- [EXERCISE AIM]: Take the lines from the beginning of the material through the line containing "import * as" and retype them exactly, leaving the pictures out.

** Begin RECORDS SUPPLIED **

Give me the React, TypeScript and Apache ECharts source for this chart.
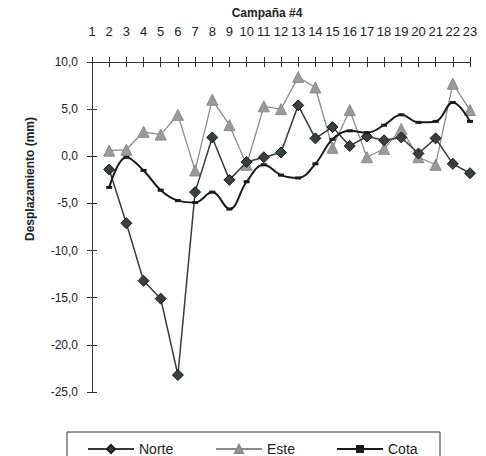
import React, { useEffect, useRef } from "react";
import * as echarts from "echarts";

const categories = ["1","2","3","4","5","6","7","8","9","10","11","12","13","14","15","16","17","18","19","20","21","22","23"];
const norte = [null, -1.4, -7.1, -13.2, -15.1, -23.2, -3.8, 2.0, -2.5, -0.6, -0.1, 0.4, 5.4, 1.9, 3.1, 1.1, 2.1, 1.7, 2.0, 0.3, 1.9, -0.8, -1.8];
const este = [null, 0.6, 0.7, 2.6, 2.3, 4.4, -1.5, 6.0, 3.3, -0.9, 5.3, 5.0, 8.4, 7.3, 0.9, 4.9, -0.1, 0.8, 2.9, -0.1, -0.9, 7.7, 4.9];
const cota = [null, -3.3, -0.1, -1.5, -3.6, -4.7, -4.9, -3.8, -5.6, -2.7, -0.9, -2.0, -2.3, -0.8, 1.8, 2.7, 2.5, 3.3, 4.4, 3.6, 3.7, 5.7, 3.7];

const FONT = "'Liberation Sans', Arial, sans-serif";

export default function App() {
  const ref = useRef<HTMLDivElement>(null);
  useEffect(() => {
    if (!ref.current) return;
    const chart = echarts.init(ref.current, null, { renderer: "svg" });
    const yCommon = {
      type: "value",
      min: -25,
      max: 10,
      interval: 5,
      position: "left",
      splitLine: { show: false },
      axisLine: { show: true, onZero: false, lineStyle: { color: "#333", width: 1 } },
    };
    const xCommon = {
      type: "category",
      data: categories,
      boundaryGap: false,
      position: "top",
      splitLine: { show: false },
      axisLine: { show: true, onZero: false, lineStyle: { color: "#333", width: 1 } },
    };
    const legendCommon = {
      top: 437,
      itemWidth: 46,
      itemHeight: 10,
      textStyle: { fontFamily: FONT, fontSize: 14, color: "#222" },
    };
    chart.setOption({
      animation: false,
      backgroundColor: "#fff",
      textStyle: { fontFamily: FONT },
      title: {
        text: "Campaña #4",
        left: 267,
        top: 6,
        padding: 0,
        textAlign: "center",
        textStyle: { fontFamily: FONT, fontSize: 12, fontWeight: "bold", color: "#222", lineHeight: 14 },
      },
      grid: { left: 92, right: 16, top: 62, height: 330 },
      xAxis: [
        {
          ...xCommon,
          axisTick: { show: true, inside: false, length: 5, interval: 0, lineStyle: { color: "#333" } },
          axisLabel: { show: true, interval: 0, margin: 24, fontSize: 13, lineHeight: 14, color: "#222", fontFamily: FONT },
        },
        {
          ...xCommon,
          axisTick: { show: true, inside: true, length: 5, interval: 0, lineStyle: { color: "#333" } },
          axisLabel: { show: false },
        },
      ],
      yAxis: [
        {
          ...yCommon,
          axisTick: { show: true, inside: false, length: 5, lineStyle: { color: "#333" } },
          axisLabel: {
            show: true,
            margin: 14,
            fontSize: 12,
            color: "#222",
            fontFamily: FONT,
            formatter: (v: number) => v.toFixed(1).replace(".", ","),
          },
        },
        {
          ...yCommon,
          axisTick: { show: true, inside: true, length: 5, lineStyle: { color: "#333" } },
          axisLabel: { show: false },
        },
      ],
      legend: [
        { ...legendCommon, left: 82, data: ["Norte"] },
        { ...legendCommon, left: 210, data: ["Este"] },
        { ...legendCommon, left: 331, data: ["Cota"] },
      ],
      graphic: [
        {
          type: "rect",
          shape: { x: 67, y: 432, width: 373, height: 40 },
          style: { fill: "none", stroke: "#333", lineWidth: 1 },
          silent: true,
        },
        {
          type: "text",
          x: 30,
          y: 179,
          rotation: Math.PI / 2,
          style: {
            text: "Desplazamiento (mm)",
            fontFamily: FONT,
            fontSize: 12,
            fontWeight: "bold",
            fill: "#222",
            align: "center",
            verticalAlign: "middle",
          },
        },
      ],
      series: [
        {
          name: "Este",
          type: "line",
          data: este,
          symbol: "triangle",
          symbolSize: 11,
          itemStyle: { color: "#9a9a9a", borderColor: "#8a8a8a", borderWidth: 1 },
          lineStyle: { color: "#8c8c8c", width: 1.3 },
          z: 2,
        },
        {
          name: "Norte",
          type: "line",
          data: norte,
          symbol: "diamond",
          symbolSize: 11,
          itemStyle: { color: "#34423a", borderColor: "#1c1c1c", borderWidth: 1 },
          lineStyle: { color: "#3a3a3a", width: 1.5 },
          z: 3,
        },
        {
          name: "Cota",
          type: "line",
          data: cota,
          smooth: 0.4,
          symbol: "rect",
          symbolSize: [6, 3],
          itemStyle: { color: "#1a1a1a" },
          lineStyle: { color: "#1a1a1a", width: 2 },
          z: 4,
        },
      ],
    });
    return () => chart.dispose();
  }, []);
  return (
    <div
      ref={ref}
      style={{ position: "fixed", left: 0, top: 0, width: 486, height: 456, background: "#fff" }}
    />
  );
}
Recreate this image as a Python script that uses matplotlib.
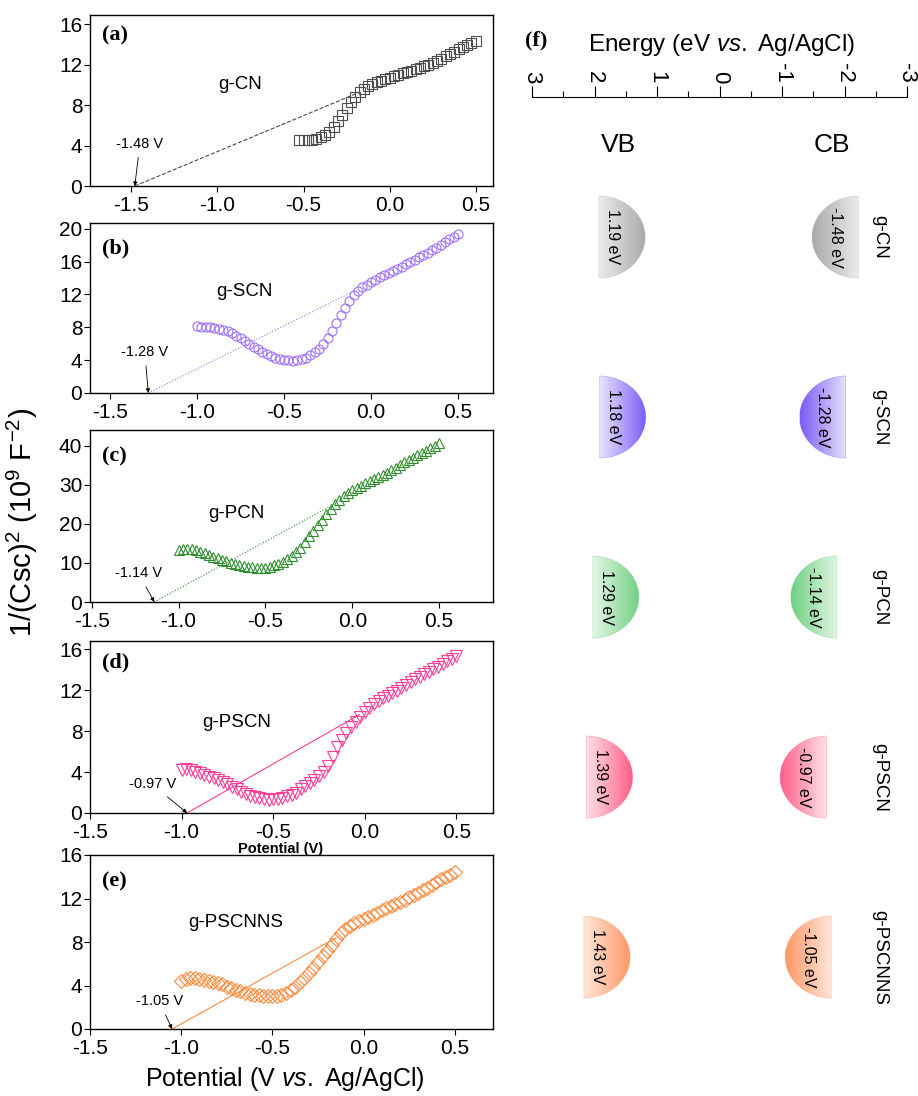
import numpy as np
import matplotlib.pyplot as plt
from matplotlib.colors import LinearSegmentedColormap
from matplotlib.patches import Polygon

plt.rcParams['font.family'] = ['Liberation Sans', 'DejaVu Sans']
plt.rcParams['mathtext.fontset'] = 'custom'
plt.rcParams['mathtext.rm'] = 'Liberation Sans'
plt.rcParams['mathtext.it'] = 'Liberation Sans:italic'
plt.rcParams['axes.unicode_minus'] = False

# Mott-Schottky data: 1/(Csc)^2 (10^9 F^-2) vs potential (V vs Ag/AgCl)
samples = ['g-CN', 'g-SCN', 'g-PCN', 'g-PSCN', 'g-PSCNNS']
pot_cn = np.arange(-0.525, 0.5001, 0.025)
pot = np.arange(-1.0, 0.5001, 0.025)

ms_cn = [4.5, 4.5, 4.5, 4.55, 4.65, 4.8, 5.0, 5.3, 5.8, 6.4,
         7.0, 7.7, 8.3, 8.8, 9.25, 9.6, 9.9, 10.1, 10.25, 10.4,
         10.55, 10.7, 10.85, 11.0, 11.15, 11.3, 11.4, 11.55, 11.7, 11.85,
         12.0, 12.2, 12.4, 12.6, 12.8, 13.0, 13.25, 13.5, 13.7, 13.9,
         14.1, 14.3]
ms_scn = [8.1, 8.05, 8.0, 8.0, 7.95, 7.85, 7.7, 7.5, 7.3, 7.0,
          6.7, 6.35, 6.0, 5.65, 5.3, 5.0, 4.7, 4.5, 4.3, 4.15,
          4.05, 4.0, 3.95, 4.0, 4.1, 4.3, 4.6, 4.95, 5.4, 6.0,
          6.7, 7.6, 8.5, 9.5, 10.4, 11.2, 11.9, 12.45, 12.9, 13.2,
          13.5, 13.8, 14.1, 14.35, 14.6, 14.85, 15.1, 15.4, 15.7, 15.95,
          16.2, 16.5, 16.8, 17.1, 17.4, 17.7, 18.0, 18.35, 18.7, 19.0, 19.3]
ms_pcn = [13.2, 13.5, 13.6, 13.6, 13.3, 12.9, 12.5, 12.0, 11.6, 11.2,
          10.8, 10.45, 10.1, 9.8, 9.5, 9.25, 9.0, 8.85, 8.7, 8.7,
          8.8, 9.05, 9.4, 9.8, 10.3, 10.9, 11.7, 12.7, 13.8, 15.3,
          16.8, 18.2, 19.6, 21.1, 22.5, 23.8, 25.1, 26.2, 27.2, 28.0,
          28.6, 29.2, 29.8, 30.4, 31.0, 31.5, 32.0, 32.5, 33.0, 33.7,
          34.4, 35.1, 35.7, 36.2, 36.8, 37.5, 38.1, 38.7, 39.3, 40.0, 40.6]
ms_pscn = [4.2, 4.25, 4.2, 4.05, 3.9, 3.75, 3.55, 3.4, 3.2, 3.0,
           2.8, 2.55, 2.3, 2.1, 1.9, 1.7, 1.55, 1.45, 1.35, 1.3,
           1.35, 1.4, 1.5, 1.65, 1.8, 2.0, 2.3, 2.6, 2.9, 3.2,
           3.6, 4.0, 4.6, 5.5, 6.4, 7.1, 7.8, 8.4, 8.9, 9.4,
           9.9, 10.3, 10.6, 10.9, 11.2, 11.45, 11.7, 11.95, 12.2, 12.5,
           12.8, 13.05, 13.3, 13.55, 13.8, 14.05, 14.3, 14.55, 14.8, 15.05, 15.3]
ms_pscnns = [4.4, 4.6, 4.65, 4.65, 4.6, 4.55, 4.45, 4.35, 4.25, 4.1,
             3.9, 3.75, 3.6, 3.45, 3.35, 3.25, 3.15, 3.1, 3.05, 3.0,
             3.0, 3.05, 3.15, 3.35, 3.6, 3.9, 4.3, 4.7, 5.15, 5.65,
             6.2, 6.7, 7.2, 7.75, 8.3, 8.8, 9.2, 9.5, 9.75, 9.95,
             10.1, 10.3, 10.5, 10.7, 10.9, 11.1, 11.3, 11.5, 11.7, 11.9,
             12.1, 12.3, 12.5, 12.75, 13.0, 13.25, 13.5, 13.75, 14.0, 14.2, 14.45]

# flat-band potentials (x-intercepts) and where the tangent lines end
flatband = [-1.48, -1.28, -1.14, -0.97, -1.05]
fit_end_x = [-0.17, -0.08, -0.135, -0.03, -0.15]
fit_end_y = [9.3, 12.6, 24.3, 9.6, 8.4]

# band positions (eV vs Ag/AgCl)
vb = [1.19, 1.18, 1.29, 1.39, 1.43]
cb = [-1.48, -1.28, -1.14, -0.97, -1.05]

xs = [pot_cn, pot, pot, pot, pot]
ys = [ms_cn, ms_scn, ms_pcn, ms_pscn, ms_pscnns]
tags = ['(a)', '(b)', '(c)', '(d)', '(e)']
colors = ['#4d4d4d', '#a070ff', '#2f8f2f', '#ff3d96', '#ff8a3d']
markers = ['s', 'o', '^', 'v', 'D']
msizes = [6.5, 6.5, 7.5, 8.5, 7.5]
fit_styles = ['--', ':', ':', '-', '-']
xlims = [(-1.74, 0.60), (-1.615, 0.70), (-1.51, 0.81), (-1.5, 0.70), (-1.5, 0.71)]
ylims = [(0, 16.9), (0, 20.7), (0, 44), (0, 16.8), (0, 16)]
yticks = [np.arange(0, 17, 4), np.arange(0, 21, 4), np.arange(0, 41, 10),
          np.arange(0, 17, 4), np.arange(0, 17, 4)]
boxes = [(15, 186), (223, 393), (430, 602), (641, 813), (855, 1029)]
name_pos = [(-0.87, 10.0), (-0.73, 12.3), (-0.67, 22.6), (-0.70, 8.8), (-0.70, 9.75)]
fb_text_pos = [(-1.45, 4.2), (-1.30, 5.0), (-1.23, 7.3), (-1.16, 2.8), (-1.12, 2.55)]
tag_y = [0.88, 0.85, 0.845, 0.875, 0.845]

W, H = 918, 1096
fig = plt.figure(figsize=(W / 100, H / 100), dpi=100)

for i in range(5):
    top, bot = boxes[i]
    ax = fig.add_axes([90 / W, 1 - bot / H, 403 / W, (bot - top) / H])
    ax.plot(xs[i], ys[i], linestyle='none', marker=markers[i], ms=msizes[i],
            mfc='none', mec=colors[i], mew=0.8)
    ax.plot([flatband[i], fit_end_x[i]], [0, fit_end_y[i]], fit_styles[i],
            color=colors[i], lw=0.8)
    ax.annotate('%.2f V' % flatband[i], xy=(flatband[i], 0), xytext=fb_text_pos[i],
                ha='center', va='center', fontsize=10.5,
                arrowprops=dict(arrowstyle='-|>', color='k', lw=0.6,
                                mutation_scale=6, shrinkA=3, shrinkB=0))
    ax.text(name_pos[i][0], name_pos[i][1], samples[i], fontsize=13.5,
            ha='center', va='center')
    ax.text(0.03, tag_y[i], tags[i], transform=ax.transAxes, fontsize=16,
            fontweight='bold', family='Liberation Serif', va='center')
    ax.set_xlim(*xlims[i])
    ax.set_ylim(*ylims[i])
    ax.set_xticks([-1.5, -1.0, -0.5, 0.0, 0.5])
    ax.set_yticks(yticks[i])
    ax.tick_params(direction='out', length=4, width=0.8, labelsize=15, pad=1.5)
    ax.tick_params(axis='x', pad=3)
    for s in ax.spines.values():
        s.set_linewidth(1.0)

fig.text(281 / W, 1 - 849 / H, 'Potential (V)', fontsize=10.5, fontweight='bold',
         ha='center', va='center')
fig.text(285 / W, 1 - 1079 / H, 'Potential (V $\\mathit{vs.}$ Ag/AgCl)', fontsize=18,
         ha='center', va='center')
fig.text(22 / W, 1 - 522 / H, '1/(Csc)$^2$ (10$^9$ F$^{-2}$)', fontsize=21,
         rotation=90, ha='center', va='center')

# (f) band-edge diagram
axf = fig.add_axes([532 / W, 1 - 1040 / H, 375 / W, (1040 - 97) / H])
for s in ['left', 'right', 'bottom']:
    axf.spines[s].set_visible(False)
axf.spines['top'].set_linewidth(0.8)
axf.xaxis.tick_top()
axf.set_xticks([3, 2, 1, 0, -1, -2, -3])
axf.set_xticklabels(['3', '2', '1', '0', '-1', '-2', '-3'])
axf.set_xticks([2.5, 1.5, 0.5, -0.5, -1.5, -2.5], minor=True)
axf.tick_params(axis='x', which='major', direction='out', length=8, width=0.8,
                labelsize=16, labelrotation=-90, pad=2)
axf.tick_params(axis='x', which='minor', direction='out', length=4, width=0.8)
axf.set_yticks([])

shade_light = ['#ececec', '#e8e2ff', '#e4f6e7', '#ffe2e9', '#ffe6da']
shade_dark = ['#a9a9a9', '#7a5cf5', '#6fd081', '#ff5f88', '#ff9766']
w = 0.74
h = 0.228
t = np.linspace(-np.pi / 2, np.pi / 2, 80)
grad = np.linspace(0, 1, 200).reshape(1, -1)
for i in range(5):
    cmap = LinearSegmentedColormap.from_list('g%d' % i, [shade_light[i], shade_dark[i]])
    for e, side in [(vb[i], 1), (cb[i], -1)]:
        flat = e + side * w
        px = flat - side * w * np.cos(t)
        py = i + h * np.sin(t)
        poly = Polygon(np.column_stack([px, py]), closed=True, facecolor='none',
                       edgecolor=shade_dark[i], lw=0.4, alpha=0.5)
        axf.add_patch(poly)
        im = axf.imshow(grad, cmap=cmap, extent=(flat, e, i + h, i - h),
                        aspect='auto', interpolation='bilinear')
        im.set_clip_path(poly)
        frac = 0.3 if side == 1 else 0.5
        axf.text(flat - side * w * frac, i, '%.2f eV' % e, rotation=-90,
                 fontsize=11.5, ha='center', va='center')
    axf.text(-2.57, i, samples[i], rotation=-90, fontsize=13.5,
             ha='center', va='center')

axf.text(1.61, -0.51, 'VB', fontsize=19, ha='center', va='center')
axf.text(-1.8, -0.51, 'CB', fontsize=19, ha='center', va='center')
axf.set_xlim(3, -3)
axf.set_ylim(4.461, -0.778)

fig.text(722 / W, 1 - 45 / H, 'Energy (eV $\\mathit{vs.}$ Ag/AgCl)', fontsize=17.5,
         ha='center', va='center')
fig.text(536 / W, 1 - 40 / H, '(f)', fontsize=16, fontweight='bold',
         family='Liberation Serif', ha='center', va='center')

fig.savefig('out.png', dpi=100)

** End RECORDS SUPPLIED **

- [TASK SOLUTION]:
Give me the React, TypeScript and Apache ECharts source for this chart.
import React, { useEffect, useRef } from "react";
import * as echarts from "echarts";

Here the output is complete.